Control Remote Control Car with Arduino

I have a remote control car and its remote that I gutted and wanted to control the remote by opening and closing the four switches (up, down, left, right) with the arduino over the ethernet shield.

I've managed to get the remote open and soldered two wires to the "forward" control so I can use it with a breadboard. I've verified that by touching the two wires together, the signal is sent to the car, a small LED in the remote turns on and the car moves forward. The voltage across these two wires is 2V according to my multimeter.

I'm just unsure how to use the arduino to close this circuit and hence move the car forward. I'm entirely comfortable with using it to control LEDs and Servos, etc. over the ethernet, that's no problem, but don't know what electronic circuit I have to make to close the circuit. I've got a bunch of 2N3904/2N3906 transistors which I was told would be helpful and were given to me, but unsure where to go from here.

That all depends on how the switch is used in the remote.

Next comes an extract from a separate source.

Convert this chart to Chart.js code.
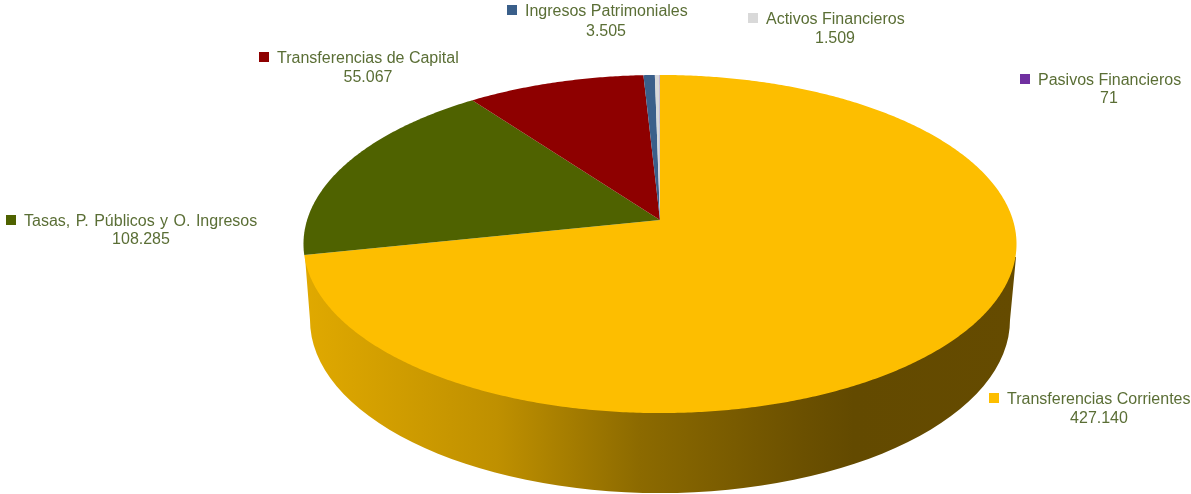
<!DOCTYPE html>
<html>
<head>
<meta charset="utf-8">
<title>Ingresos</title>
<script src="https://cdn.jsdelivr.net/npm/chart.js@4"></script>
<style>
  html, body { margin: 0; padding: 0; background: #fff; overflow: hidden; }
  #wrap { width: 1191px; height: 494px; }
</style>
</head>
<body>
<div id="wrap"><canvas id="ingresosChart" width="1191" height="494"></canvas></div>
<script>
const categories = ['Transferencias Corrientes', 'Tasas, P. Públicos y O. Ingresos', 'Transferencias de Capital', 'Ingresos Patrimoniales', 'Activos Financieros', 'Pasivos Financieros'];
const values = [427140, 108285, 55067, 3505, 1509, 71];
const colors = ['#FDBE00', '#4F6200', '#8E0000', '#3A5F8A', '#D9D9D9', '#7030A0'];

// where each label sits: [text left, name baseline, value centre, value baseline, word gap]
const labelSpots = [
  [1007, 404, 1099, 423, 0],
  [24, 226, 141, 244, 1],
  [277, 63, 368, 82, 0],
  [525, 16, 606, 36, 0],
  [766, 24, 835, 43, 0],
  [1038, 85, 1109, 103, 0],
];

const textColor = '#5A6E35';
const labelFont = '16px "Liberation Sans", Arial, sans-serif';

// tilt of the pie: near side bigger than far side
const tiltX = 0.9885;
const tiltY = 0.4640;
const tiltK = 0.142;

function project(arc, angle) {
  const u = Math.cos(angle);
  const v = Math.sin(angle);
  const w = 1 - tiltK * v;
  return [arc.x + arc.outerRadius * tiltX * u / w, arc.y + arc.outerRadius * tiltY * v / w];
}

function drawWall(ctx) {
  const wall = ctx.createLinearGradient(305, 0, 1017, 0);
  wall.addColorStop(0, '#E0A900');
  wall.addColorStop(0.27, '#BF9000');
  wall.addColorStop(0.47, '#8C6A00');
  wall.addColorStop(0.7, '#6B5000');
  wall.addColorStop(0.77, '#634A00');
  wall.addColorStop(1, '#654B00');
  ctx.beginPath();
  ctx.moveTo(1016, 257);
  ctx.lineTo(1010, 320);
  ctx.ellipse(660, 320, 350, 173, 0, 0, Math.PI);
  ctx.lineTo(305, 257);
  ctx.closePath();
  ctx.fillStyle = wall;
  ctx.fill();
}

const tiltedPie = {
  id: 'tiltedPie',
  beforeDatasetDraw(chart, args) {
    const ctx = chart.ctx;
    const arcs = chart.getDatasetMeta(args.index).data;
    drawWall(ctx);
    arcs.forEach((arc) => {
      ctx.beginPath();
      ctx.moveTo(arc.x, arc.y);
      const steps = Math.max(2, Math.ceil((arc.endAngle - arc.startAngle) * 120));
      for (let i = 0; i <= steps; i++) {
        const p = project(arc, arc.startAngle + (arc.endAngle - arc.startAngle) * i / steps);
        ctx.lineTo(p[0], p[1]);
      }
      ctx.closePath();
      ctx.fillStyle = arc.options.backgroundColor;
      ctx.fill();
    });
    return false;
  },
};

const sliceLabels = {
  id: 'sliceLabels',
  afterDraw(chart) {
    const ctx = chart.ctx;
    ctx.save();
    ctx.font = labelFont;
    ctx.textBaseline = 'alphabetic';
    categories.forEach((name, i) => {
      const [x, y, valueX, valueY, gap] = labelSpots[i];
      ctx.fillStyle = colors[i];
      ctx.fillRect(x - 18, y - 11, 10, 10);
      ctx.fillStyle = textColor;
      ctx.textAlign = 'left';
      ctx.wordSpacing = gap + 'px';
      ctx.fillText(name, x, y);
      ctx.wordSpacing = '0px';
      ctx.textAlign = 'center';
      ctx.fillText(String(values[i]).replace(/\B(?=(\d{3})+$)/g, '.'), valueX, valueY);
    });
    ctx.restore();
  },
};

new Chart(document.getElementById('ingresosChart'), {
  type: 'pie',
  data: {
    labels: categories,
    datasets: [
      {
        data: values,
        backgroundColor: colors,
        borderWidth: 0,
      },
    ],
  },
  options: {
    responsive: false,
    animation: false,
    events: [],
    radius: 357,
    layout: { padding: { left: 129, bottom: 54 } },
    plugins: {
      legend: { display: false },
      tooltip: { enabled: false },
    },
  },
  plugins: [tiltedPie, sliceLabels],
});
</script>
</body>
</html>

Is one end of the switch being pulled to ground? Or is one end being pulled up to +volts?

I'm not sure how to determine that. How would i be able to tell that with a multimeter?

Anyone able to advise how to determine this?

Use a multimeter on continuity mode, one probe on the first wire you soldered to the board and the other probe on a ground point and see if the meter beeps. If not do that again for the other wire. Also maybe look on the pcb and see if you can work out where the copper tracks go.

Maybe you should have a look on google to see how switches can be used in circuits. You will probably find that one end of the switch is common to the rest of the switches.

Basically you should only need to solder one wire to the switch position for the Arduino not two.

I had checked by connecting each of the wires to the ground pin of the arduino and nothing happened each time. I'll check on the multimeter when I get home.